=== STORED DATA ===

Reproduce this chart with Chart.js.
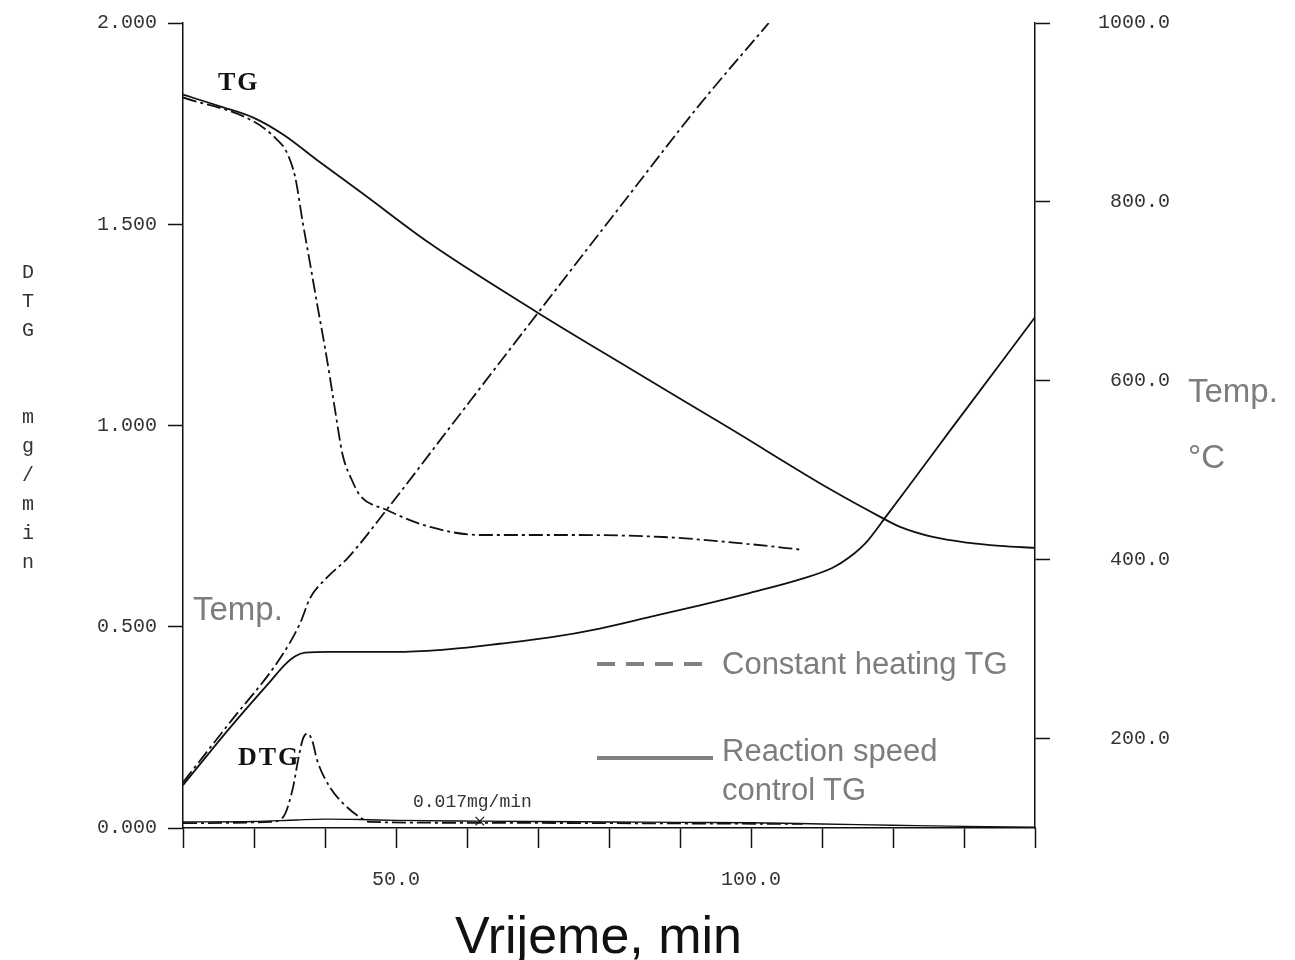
<!DOCTYPE html>
<html>
<head>
<meta charset="utf-8">
<title>TG / DTG</title>
<script src="https://cdn.jsdelivr.net/npm/chart.js@4/dist/chart.umd.min.js"></script>
<style>
  body { margin: 0; background: #fff; }
  #wrap { position: relative; width: 1295px; height: 960px; overflow: hidden; }
  #c { position: absolute; left: 0; top: 0; }
  .t { position: absolute; white-space: nowrap; line-height: 1; }
  .gray { font-family: "Liberation Sans", Arial, sans-serif; color: #7d7d7d; }
  .mono { font-family: "Liberation Mono", "DejaVu Sans Mono", monospace; color: #333; }
  .serif { font-family: "Liberation Serif", "Times New Roman", serif; font-weight: bold; color: #111; letter-spacing: 2px; }
  .key { position: absolute; height: 4px; }
</style>
</head>
<body>
<div id="wrap">
  <canvas id="c" width="1295" height="960"></canvas>

  <div class="t serif" style="left:218px; top:69px; font-size:26px;">TG</div>
  <div class="t serif" style="left:238px; top:744px; font-size:26px;">DTG</div>
  <div class="t mono" style="left:413px; top:793px; font-size:18px;">0.017mg/min</div>

  <div class="t gray" style="left:193px; top:592px; font-size:33px;">Temp.</div>
  <div class="t gray" style="left:1188px; top:374px; font-size:33px;">Temp.</div>
  <div class="t gray" style="left:1188px; top:440px; font-size:33px;">°C</div>

  <div class="key" style="left:597px; top:662px; width:108px; background:repeating-linear-gradient(90deg,#808080 0 18px,transparent 18px 29px);"></div>
  <div class="t gray" style="left:722px; top:648px; font-size:31px;">Constant heating TG</div>
  <div class="key" style="left:597px; top:756px; width:116px; background:#808080;"></div>
  <div class="t gray" style="left:722px; top:735px; font-size:31px;">Reaction speed</div>
  <div class="t gray" style="left:722px; top:774px; font-size:31px;">control TG</div>

  <div class="t" style="left:455px; top:909px; font-size:52px; font-family:'Liberation Sans', Arial, sans-serif; color:#111;">Vrijeme, min</div>

  <div id="ylab"></div>
</div>

<script>
// TG, reaction speed control (solid)
const timeTgRsc = [20, 25.2, 29.9, 34.1, 39.3, 45.4, 54.8, 69.9, 83.0, 97.0, 111.1, 118.2, 121.0, 125.6, 130.4, 135.1, 140];
const massTgRsc = [1.822, 1.793, 1.765, 1.723, 1.654, 1.575, 1.452, 1.281, 1.141, 0.993, 0.842, 0.773, 0.748, 0.723, 0.709, 0.701, 0.696];

// TG, constant heating (dash-dot)
const timeTgConst = [20, 29.9, 33.2, 34.6, 35.8, 36.9, 37.9, 39.0, 40.0, 40.7, 41.4, 42.5, 43.8, 44.9, 48.7, 54.8, 61.8, 73.5, 87.6, 99.4, 107.3];
const massTgConst = [1.815, 1.756, 1.711, 1.679, 1.617, 1.501, 1.402, 1.291, 1.193, 1.119, 1.040, 0.926, 0.864, 0.827, 0.790, 0.748, 0.728, 0.728, 0.723, 0.706, 0.691];

// temperature, constant heating
const timeTempConst = [20, 26.6, 33.7, 36.5, 37.9, 40.4, 43.1, 48.7, 57.6, 70.0, 81.5, 92.8, 102.5];
const tempConst = [151, 218, 290, 329, 357, 381, 401, 456, 548, 676, 794, 909, 1000];

// temperature, reaction speed control
const timeTempRsc = [20, 26.6, 32.3, 34.4, 35.8, 37.2, 40.7, 50.6, 57.6, 64.6, 71.7, 78.7, 85.8, 92.8, 99.9, 106.9, 111.5, 113.9, 116.3, 118.9, 122.4, 128.0, 135.1, 140];
const tempRsc = [148, 212, 264, 283, 292, 296, 297, 297, 300, 306, 313, 323, 336, 349, 363, 378, 391, 403, 420, 447, 484, 544, 619, 671];

// DTG, constant heating
const timeDtgConst = [20, 32.3, 34.1, 35.5, 36.2, 36.9, 37.5, 38.2, 38.9, 40.7, 42.5, 44.9, 46.3, 60, 80, 107.3];
const dtgConst = [0.012, 0.015, 0.027, 0.101, 0.168, 0.222, 0.235, 0.217, 0.168, 0.101, 0.062, 0.027, 0.015, 0.013, 0.012, 0.010];

// DTG, reaction speed control (~0.017 mg/min)
const timeDtgRsc = [20, 30, 36, 40, 45, 50, 61.8, 70, 80, 90, 100, 110, 120, 130, 140];
const dtgRsc = [0.015, 0.016, 0.020, 0.022, 0.021, 0.019, 0.017, 0.016, 0.015, 0.014, 0.013, 0.010, 0.007, 0.004, 0.002];

const markTime = [61.8];
const markDtg = [0.017];

const xLabelled = [50, 100];
const dtgTicks = [0, 0.5, 1, 1.5, 2];
const tempTicks = [200, 400, 600, 800, 1000];
const yLabelChars = ['D', 'T', 'G', 'm', 'g', '/', 'm', 'i', 'n'];
const yLabelTops = [263, 292, 321, 408, 437, 466, 495, 524, 553];

// stacked axis caption on the left
const ylab = document.getElementById('ylab');
yLabelChars.forEach((ch, i) => {
  const d = document.createElement('div');
  d.className = 't mono';
  d.style.left = '22px';
  d.style.top = yLabelTops[i] + 'px';
  d.style.fontSize = '20px';
  d.textContent = ch;
  ylab.appendChild(d);
});

function pts(xs, ys) {
  return xs.map((x, i) => ({x: x, y: ys[i]}));
}

const ink = '#111';
const dashDot = [14, 4, 3, 4];

function line(data, axis, dash) {
  return {
    data: data,
    yAxisID: axis,
    borderColor: ink,
    borderWidth: 1.8,
    borderDash: dash || [],
    pointRadius: 0,
    fill: false,
    cubicInterpolationMode: 'monotone'
  };
}

const tickFont = {family: '"Liberation Mono", "DejaVu Sans Mono", monospace', size: 20};

new Chart(document.getElementById('c'), {
  type: 'line',
  data: {
    datasets: [
      line(pts(timeTgRsc, massTgRsc), 'y'),
      line(pts(timeTgConst, massTgConst), 'y', dashDot),
      line(pts(timeTempConst, tempConst), 'y2', dashDot),
      line(pts(timeTempRsc, tempRsc), 'y2'),
      line(pts(timeDtgConst, dtgConst), 'y', dashDot),
      Object.assign(line(pts(timeDtgRsc, dtgRsc), 'y'), {borderWidth: 1.4}),
      {
        data: pts(markTime, markDtg),
        yAxisID: 'y',
        showLine: false,
        pointStyle: 'crossRot',
        pointRadius: 6,
        borderColor: ink,
        borderWidth: 1.2
      }
    ]
  },
  options: {
    responsive: false,
    animation: false,
    layout: {padding: {top: 18, right: 125, left: 0, bottom: 0}},
    plugins: {legend: {display: false}, tooltip: {enabled: false}},
    scales: {
      x: {
        type: 'linear',
        min: 20,
        max: 140,
        border: {display: true, color: ink, width: 1.5},
        grid: {drawOnChartArea: false, drawTicks: true, tickLength: 20, tickColor: ink, tickWidth: 1.5},
        ticks: {
          stepSize: 10,
          autoSkip: false,
          maxRotation: 0,
          padding: 20,
          color: '#333',
          font: tickFont,
          callback: v => xLabelled.includes(v) ? v.toFixed(1) : ''
        },
        afterFit: s => { s.height = 132; }
      },
      y: {
        position: 'left',
        min: 0,
        max: 2,
        border: {display: true, color: ink, width: 1.5},
        grid: {drawOnChartArea: false, drawTicks: true, tickLength: 15, tickColor: ink, tickWidth: 1.5},
        afterBuildTicks: s => { s.ticks = dtgTicks.map(v => ({value: v})); },
        ticks: {padding: 11, color: '#333', font: tickFont, callback: v => v.toFixed(3)},
        afterFit: s => { s.width = 183; }
      },
      y2: {
        position: 'right',
        min: 100,
        max: 1000,
        border: {display: true, color: ink, width: 1.5},
        grid: {drawOnChartArea: false, drawTicks: true, tickLength: 15, tickColor: ink, tickWidth: 1.5},
        afterBuildTicks: s => { s.ticks = tempTicks.map(v => ({value: v})); },
        ticks: {crossAlign: 'far', color: '#333', font: tickFont, callback: v => v.toFixed(1)},
        afterFit: s => { s.width = 135; }
      }
    }
  }
});
</script>
</body>
</html>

===

-- TO DO --
Begin at the first line of the data above and repeat each line exactly, stopping after the line containing "top:909px; font-size:52px; font-family:'Liberation". Omit the pictures.

-- THE ANSWER --
Reproduce this chart with Chart.js.
<!DOCTYPE html>
<html>
<head>
<meta charset="utf-8">
<title>TG / DTG</title>
<script src="https://cdn.jsdelivr.net/npm/chart.js@4/dist/chart.umd.min.js"></script>
<style>
  body { margin: 0; background: #fff; }
  #wrap { position: relative; width: 1295px; height: 960px; overflow: hidden; }
  #c { position: absolute; left: 0; top: 0; }
  .t { position: absolute; white-space: nowrap; line-height: 1; }
  .gray { font-family: "Liberation Sans", Arial, sans-serif; color: #7d7d7d; }
  .mono { font-family: "Liberation Mono", "DejaVu Sans Mono", monospace; color: #333; }
  .serif { font-family: "Liberation Serif", "Times New Roman", serif; font-weight: bold; color: #111; letter-spacing: 2px; }
  .key { position: absolute; height: 4px; }
</style>
</head>
<body>
<div id="wrap">
  <canvas id="c" width="1295" height="960"></canvas>

  <div class="t serif" style="left:218px; top:69px; font-size:26px;">TG</div>
  <div class="t serif" style="left:238px; top:744px; font-size:26px;">DTG</div>
  <div class="t mono" style="left:413px; top:793px; font-size:18px;">0.017mg/min</div>

  <div class="t gray" style="left:193px; top:592px; font-size:33px;">Temp.</div>
  <div class="t gray" style="left:1188px; top:374px; font-size:33px;">Temp.</div>
  <div class="t gray" style="left:1188px; top:440px; font-size:33px;">°C</div>

  <div class="key" style="left:597px; top:662px; width:108px; background:repeating-linear-gradient(90deg,#808080 0 18px,transparent 18px 29px);"></div>
  <div class="t gray" style="left:722px; top:648px; font-size:31px;">Constant heating TG</div>
  <div class="key" style="left:597px; top:756px; width:116px; background:#808080;"></div>
  <div class="t gray" style="left:722px; top:735px; font-size:31px;">Reaction speed</div>
  <div class="t gray" style="left:722px; top:774px; font-size:31px;">control TG</div>

  <div class="t" style="left:455px; top:909px; font-size:52px; font-family:'Liberation Sans', Arial, sans-serif; color:#111;">Vrijeme, min</div>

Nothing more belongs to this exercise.